KETIGANYA YANG ESA
Bahasa tentang “tiga pribadi” selalu kita pikirkan tiga individu, pribadi-pribadi yang terpisah-pisah. Ambil contoh: Irwan Wijaya, Arianto Wijaya dan Shanty Wijaya, ketiganya kakak-adik (meskipun ketiganya berada dalam satu atap dan berpredikat “Wijaya”!). Jika dikenakan kepada Allah akan menjadi tiga Allah. Apa artinya “tiga pribadi”? Gereja mula-mula tidak berpikir seperti yang dipikirkan orang modern. Memang, kata persona yang diterjemahkan “pribadi” diambil dari istilah teater yang menerangkan berbagai macam peran yang dimainkan oleh seorang aktor. Nah, waspadalah! Kita bisa terjerembab ke ajaran sesat (bidat) di abad ke-3 dan ke-4 M yang menekankan Allah yang satu memainkan berbagai peran pada tempo yang berlainan (Sabellianisme). Di masa PL Bapa. Di masa PB Yesus Kristus, dan masa gereja mula-mula dan seterusnya jadi Roh Kudus.
Jika kita berniat menerjemahkan Trinitas ke dalam bahasa yang kita mengerti kita dapat mengatakan sebagai berikut:
“Satu Allah dalam tiga pribadi”:
satu Allah yang berpribadi,
yang hidup dan berkarya
dalam tiga cara yang berbeda
pada tempo yang sama.3
Artinya, peran-peran yang dilakonkan oleh pribadi-pribadi ini bukan “pura-pura,” bukan pula seperti “aktor A yang memainkan karakter B dan C.” Juga bukan seperti pemain Ludruk yang dalam satu cerita harus memainkan peran yang berbeda-beda. Ketiga ekspresi diri Allah itu punya karakteristik yang berbeda dengan yang lain.

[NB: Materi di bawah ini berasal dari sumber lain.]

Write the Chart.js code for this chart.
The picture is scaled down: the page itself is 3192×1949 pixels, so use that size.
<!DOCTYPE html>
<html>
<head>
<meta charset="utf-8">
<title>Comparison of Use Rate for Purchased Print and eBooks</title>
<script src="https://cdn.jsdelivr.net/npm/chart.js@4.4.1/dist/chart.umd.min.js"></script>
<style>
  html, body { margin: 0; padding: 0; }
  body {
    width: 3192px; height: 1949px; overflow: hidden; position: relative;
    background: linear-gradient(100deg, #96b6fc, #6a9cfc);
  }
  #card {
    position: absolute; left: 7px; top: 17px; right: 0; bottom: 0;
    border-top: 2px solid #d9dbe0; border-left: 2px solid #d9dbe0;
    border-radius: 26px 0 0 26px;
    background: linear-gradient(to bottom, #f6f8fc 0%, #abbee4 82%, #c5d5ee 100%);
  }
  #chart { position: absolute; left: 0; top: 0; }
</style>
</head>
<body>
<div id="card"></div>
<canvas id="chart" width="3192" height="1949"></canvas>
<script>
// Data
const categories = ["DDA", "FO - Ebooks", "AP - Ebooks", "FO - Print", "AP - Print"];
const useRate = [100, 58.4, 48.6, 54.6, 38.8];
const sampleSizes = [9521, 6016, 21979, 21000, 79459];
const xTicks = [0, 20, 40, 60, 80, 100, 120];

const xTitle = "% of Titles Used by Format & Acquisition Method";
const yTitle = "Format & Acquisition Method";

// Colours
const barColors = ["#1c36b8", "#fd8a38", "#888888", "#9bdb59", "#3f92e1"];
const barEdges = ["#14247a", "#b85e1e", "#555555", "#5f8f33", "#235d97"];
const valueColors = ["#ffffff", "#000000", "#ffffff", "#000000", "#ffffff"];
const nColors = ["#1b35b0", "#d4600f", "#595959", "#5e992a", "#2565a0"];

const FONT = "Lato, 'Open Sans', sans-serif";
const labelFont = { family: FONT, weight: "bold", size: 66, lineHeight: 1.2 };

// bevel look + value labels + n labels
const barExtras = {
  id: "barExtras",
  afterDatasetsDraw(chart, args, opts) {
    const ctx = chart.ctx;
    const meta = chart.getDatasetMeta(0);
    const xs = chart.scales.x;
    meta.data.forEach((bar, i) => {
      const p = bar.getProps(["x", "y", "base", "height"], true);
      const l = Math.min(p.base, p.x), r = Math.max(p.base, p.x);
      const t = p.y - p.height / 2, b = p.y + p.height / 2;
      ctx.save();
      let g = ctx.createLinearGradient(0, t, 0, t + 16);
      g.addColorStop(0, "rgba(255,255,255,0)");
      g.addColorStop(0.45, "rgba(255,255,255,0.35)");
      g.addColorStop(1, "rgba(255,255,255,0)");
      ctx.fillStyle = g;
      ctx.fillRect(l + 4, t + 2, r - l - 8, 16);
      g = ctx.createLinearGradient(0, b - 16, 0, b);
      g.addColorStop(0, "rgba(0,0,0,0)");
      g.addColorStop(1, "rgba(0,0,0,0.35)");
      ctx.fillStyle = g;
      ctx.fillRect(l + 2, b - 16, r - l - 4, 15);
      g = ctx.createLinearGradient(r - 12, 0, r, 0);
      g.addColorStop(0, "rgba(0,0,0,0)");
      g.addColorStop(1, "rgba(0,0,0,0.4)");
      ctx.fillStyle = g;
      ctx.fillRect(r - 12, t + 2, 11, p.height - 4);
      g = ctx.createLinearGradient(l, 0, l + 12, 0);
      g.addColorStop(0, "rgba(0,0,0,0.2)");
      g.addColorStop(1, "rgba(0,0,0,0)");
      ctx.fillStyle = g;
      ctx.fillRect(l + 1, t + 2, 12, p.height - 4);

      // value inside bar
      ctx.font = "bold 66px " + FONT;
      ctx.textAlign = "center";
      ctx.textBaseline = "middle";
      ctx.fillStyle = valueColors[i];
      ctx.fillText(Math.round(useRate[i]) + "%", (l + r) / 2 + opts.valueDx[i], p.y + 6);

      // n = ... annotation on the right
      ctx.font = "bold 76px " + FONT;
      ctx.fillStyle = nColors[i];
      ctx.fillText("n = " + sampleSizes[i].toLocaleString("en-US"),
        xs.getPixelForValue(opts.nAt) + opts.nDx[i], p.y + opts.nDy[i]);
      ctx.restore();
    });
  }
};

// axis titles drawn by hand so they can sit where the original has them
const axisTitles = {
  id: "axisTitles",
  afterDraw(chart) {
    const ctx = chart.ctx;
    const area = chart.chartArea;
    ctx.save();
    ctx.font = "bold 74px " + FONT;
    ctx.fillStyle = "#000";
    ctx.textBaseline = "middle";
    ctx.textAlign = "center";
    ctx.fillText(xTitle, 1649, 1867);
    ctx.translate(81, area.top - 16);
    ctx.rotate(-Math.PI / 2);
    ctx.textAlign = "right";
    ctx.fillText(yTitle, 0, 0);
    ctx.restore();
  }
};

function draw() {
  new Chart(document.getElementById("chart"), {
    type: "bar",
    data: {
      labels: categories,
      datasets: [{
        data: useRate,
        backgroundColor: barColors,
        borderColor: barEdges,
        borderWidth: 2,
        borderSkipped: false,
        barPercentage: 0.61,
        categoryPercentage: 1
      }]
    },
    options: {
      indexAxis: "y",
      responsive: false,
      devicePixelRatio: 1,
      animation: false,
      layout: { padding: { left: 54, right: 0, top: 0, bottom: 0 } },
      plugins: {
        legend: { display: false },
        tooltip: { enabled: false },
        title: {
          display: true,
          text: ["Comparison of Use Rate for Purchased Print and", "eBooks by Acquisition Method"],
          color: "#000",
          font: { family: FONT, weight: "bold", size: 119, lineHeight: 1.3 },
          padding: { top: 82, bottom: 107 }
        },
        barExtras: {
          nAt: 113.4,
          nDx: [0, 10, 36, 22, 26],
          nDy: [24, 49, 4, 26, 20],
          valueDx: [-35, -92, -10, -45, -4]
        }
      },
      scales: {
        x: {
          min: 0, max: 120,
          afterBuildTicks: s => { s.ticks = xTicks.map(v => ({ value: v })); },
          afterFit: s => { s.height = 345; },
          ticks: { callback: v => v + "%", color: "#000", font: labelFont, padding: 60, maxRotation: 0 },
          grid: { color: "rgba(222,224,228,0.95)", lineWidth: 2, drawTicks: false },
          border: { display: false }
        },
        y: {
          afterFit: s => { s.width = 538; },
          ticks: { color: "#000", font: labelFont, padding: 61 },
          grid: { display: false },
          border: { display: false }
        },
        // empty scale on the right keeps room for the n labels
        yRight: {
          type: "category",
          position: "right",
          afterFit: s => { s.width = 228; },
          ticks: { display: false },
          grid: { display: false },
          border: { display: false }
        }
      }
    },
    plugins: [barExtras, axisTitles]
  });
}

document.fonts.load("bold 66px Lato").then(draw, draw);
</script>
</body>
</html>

Namun demikian, tindakan-tindakan Allah sebagai Bapa, Putra dan Roh Kudus bersifat simultan, bersama-sama. Bapa tidak pernah berkarya tanpa Sang Putra dan Roh Kudus (bisa melihat perbedaan dengan politeisme?).
Justru di sinilah kita melihat jalinan kasih yang kekal. Allah itu kasih oleh sebab di dalam diri-Nya sudah tercipta relasi kasih. Kasih yang saling memberi. Kasih untuk hidup bagi yang lain. Bapa memberi diri dan kasih-Nya bagi Putra. Putra pun mengasihi Bapa dan menundukkan diri kepada Bapa-Nya. Roh Kudus taat kepada kehendak Bapa dan Putra. Untuk menyatakan diri sebagai Allah yang mengasihi (the loving God), Allah tidak membutuhkan sesuatu di luar diri-Nya. Allah tidak merasa kurang. Allah sudah cukup dalam diri-Nya. Kita malahan bertambah yakin bahwa karya Allah Trinitas simultan dalam diri kita.
“Allah di atas kita,” yaitu Bapa yang memiliki MEGA PLAN buat semesta ciptaan-Nya, dan merencanakan kita menjadi kaum pilihan-Nya.
“Allah bersama kita,” yaitu Tuhan Yesus Kristus—Allah yang menjadi manusia—yang melaksanakan visi agung Allah tersebut.
“Allah di dalam kita,” yaitu Roh Kudus yang memberi kita hidup baru dan menuntun tapak-tapak hidup kaum beriman dalam pengudusan dan ketekunan.
Sekali lagi, berhati-hatilah. Doktrin Trinitas tidak berusaha menguak misteri Allah! Bukan pula berusaha untuk menerangkan misteri Allah dengan memakai otak manusia! Tetapi, doktrin ini berusaha mempertahankan misteri yang tidak dapat diterangkan oleh akal manapun, namun dinyatakan oleh Kitab Suci sebagai sumber dan standar yang tertinggi, sehingga tidak mungkin kebablasan ke arah-arah yang keliru. Namun demikian, pada akhirnya yang teramat penting bukanlah supaya kita mampu memahami misteri itu, tetapi supaya kita menyaksikan bagaimana doktrin Trinitas berguna dalam cara berpikir kita tentang Allah dan apa yang Allah lakukan dalam kehidupan kita dan di dunia sekitar kita.
3“One personal God who lives and works in three different ways at the same time.” (Shirley C. Guthrie, Christian Doctrine [rev. ed; Louisville: Westminster John Knox, 1994], 84).
Wah akhirnya dirimu kembali muncul dan langsung nulis artikel yang banyak tentang Trinitas. By the way, it's good to read Shenk and Guthrie's writings. Menarik karena penjelasan yang sederhana untuk misteri Tritunggal yang tidak sederhana. Thanks. God bless you.